__Given request__:
Omit every picture, and retype the lines that run from the beginning of the data below through the line containing "import * as", inclusive.

Source code of charts:
==========

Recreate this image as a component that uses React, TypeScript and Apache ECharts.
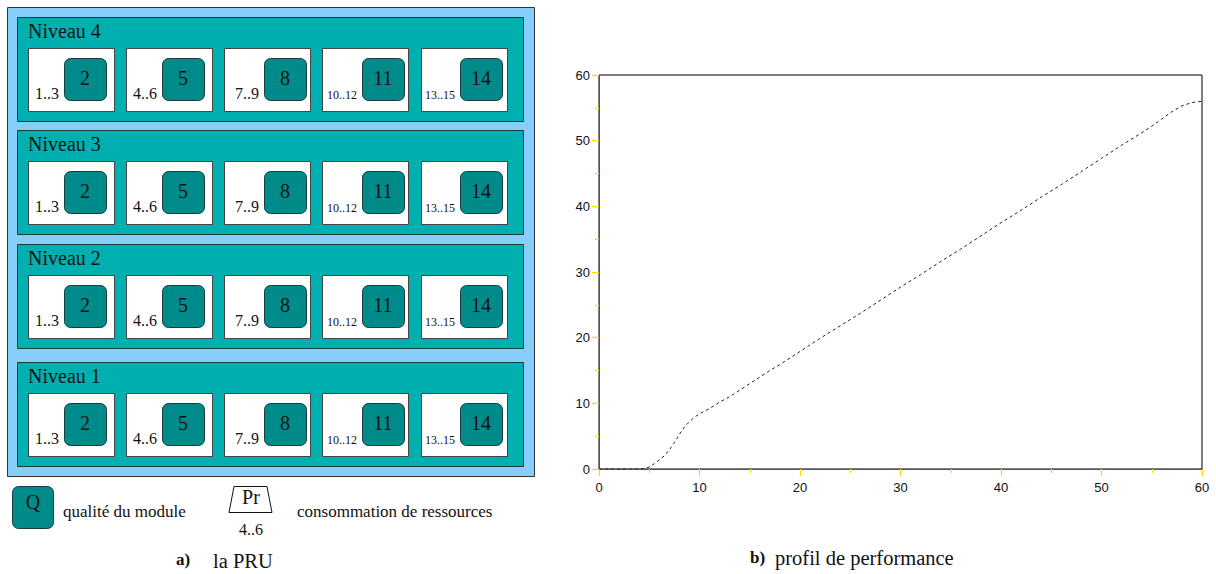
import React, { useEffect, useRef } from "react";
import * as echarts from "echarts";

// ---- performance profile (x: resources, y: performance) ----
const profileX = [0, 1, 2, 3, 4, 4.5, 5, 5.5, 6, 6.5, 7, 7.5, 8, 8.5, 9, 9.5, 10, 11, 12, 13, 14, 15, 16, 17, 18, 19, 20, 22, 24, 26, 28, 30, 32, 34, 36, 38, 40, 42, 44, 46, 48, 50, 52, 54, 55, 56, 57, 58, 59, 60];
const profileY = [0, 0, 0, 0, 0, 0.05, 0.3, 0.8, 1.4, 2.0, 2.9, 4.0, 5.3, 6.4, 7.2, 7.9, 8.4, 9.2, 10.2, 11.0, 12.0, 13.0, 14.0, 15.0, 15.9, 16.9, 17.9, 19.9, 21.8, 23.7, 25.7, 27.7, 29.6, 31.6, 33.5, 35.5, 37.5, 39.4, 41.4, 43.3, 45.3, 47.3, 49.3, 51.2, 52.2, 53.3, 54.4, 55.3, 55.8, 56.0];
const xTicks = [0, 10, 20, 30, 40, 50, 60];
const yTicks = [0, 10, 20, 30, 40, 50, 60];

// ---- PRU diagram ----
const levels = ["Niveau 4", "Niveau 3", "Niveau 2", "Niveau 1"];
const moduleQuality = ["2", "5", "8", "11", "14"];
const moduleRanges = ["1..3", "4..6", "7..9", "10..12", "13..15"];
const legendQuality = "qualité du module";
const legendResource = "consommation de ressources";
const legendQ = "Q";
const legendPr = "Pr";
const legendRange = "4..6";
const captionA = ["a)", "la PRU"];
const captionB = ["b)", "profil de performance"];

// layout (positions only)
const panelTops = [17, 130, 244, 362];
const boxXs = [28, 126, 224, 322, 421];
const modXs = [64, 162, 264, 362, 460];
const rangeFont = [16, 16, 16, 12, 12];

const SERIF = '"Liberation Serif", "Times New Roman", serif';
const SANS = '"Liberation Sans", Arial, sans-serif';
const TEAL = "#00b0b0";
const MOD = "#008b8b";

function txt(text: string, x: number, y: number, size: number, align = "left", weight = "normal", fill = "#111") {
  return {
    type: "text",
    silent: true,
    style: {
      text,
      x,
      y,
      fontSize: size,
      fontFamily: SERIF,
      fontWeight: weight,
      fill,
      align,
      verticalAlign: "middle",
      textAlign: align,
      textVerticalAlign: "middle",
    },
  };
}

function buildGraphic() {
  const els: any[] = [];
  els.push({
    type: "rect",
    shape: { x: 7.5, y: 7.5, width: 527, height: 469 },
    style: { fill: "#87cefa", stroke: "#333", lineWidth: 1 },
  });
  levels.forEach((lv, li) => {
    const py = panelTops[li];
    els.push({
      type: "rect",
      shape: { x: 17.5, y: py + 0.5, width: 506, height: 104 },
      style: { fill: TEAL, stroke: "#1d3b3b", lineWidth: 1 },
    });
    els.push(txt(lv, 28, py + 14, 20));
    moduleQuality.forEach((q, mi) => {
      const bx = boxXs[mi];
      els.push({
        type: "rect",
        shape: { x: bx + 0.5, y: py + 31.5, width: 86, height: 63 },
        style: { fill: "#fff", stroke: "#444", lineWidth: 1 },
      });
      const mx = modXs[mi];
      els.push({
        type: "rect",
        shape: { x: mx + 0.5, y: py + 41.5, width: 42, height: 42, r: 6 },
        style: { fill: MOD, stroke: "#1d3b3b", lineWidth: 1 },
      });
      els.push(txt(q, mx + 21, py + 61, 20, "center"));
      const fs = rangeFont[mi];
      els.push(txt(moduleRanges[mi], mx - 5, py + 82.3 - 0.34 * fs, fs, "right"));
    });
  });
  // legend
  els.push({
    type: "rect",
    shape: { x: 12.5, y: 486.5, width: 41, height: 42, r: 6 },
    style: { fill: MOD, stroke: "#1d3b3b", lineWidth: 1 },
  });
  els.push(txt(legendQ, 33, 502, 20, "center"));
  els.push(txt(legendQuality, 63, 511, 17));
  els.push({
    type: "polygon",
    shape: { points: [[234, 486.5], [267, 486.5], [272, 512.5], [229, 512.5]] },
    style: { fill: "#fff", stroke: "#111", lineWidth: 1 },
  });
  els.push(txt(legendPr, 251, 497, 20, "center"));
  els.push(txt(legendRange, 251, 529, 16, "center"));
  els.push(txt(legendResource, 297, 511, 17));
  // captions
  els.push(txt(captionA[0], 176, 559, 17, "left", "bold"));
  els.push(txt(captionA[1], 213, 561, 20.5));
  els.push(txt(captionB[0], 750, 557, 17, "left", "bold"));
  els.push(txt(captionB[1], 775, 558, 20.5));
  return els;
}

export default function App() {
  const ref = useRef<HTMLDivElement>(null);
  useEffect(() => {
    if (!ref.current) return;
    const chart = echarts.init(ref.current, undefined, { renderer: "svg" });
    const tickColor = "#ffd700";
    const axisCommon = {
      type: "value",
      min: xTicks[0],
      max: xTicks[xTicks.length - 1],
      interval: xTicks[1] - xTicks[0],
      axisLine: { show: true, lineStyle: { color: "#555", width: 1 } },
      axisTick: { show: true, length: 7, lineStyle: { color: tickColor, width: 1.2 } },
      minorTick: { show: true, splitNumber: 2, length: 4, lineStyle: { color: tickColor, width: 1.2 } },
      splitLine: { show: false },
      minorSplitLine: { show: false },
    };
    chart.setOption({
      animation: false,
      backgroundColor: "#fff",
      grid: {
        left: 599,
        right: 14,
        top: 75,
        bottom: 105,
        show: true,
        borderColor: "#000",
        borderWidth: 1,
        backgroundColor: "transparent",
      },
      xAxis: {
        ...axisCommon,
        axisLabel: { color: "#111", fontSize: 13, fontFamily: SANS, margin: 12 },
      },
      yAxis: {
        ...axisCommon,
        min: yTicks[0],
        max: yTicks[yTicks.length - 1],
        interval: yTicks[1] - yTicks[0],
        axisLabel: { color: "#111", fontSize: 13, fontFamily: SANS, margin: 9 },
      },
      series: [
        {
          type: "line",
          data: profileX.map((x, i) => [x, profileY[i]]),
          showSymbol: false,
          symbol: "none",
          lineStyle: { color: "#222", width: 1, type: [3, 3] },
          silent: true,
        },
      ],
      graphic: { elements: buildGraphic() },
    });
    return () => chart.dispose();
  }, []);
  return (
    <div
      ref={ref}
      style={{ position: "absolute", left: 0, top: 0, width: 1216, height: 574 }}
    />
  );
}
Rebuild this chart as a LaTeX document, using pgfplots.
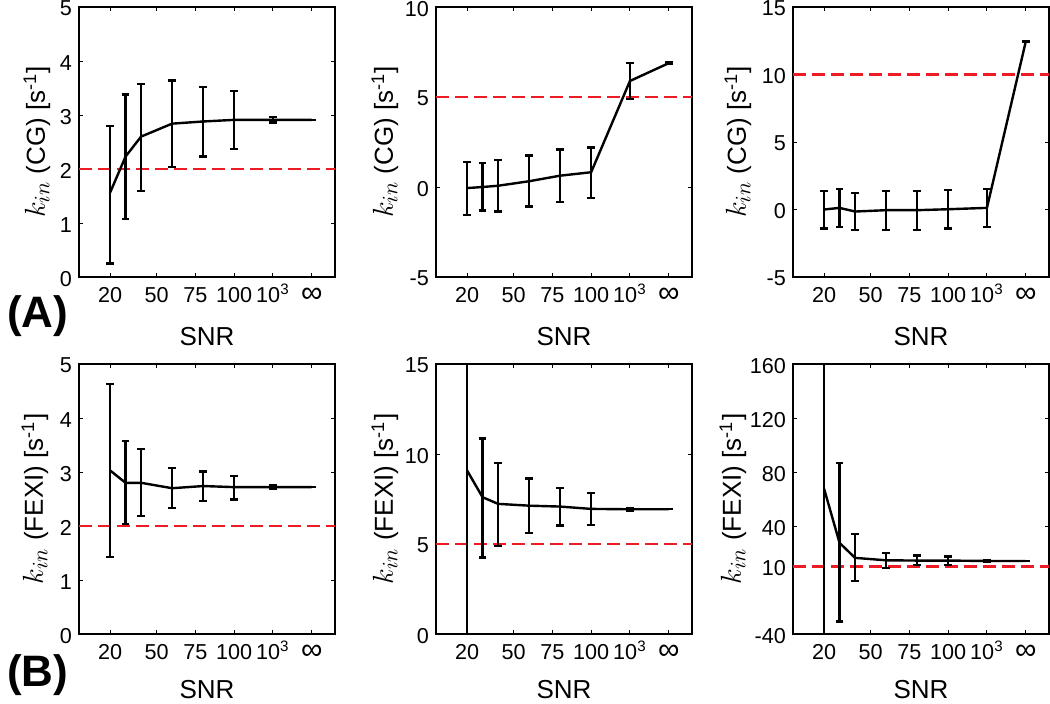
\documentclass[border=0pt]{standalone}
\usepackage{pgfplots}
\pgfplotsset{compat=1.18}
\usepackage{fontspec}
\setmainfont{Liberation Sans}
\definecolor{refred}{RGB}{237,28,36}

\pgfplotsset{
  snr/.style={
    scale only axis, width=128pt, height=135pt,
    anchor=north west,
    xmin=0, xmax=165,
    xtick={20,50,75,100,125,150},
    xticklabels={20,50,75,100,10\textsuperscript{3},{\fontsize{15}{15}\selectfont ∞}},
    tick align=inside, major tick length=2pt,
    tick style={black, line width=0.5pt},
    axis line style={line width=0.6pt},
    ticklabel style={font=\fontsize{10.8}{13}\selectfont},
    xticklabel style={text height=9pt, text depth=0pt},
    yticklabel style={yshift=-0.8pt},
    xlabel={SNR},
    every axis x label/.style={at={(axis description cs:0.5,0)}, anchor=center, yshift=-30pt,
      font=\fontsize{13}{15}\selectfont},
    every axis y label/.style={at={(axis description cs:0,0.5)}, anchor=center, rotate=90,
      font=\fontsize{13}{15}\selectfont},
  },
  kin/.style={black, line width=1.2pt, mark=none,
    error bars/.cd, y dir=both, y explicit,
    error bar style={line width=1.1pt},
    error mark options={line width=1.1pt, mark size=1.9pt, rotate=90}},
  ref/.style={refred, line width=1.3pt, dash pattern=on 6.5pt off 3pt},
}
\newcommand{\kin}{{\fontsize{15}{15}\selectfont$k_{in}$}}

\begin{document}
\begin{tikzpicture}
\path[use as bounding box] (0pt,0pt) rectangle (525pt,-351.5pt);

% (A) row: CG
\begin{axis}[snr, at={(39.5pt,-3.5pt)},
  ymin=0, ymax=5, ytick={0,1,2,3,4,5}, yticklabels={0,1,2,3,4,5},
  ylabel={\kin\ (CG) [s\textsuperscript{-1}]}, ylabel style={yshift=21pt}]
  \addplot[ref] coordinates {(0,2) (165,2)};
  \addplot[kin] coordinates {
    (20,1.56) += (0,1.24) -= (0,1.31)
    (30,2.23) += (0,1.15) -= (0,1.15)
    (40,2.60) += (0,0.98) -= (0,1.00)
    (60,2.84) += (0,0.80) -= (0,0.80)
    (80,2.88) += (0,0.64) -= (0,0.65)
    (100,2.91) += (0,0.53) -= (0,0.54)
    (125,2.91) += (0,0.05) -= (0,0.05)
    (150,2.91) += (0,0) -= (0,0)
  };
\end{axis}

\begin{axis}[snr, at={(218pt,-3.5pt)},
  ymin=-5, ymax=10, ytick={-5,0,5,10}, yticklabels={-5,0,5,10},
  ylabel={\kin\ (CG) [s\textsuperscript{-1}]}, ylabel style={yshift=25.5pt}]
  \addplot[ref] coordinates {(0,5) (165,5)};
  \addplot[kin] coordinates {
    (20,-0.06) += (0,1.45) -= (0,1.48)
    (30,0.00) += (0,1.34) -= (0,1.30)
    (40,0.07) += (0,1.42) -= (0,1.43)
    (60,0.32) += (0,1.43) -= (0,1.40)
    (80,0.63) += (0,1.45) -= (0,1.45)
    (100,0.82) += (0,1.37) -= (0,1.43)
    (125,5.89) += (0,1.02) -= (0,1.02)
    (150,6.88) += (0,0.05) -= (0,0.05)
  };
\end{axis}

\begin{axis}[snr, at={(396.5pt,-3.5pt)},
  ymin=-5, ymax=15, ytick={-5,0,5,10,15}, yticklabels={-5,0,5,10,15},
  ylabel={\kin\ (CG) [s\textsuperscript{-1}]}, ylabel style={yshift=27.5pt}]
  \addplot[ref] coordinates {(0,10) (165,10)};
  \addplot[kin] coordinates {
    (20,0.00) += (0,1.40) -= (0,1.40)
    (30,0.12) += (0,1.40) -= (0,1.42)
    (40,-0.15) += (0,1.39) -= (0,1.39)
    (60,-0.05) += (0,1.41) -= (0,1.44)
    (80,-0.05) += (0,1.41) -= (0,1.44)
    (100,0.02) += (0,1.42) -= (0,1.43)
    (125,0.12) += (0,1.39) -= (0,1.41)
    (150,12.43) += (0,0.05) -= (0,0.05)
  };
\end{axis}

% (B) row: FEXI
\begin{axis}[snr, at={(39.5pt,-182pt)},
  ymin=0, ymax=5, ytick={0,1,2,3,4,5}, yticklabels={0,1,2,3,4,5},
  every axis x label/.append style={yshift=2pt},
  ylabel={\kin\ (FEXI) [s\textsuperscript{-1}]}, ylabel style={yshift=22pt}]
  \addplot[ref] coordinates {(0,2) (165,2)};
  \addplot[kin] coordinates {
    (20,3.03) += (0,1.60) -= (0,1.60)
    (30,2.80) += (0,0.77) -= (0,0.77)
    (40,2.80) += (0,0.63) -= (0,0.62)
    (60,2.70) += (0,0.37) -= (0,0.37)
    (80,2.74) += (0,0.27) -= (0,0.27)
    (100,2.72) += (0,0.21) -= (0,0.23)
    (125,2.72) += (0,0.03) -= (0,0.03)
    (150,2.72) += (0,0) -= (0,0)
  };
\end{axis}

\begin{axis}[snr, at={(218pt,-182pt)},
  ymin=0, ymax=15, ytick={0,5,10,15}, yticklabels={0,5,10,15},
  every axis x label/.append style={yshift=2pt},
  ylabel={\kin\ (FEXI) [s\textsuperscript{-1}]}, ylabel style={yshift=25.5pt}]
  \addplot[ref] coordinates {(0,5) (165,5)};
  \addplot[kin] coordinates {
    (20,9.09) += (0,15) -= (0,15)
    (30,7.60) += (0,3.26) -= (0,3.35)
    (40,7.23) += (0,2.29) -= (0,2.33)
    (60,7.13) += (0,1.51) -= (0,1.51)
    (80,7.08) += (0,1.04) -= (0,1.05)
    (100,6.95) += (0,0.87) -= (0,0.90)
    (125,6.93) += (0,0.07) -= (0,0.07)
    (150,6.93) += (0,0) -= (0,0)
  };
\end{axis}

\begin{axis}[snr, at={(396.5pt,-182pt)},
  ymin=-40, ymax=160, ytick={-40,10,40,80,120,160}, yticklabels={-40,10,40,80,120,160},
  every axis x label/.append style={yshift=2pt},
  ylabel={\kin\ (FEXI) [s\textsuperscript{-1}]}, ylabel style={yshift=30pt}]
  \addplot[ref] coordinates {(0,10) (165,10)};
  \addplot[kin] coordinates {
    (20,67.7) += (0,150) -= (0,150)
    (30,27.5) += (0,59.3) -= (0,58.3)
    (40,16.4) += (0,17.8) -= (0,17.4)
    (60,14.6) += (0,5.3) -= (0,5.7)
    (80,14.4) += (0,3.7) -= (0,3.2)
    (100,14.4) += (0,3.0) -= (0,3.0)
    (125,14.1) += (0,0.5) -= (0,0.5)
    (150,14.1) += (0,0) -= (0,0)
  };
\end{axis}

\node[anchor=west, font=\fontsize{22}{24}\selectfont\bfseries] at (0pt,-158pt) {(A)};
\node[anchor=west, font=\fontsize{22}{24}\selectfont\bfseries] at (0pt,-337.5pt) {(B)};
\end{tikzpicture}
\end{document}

==========

__Complete output__:
Recreate this image as a component that uses React, TypeScript and Apache ECharts.
import React, { useEffect, useRef } from "react";
import * as echarts from "echarts";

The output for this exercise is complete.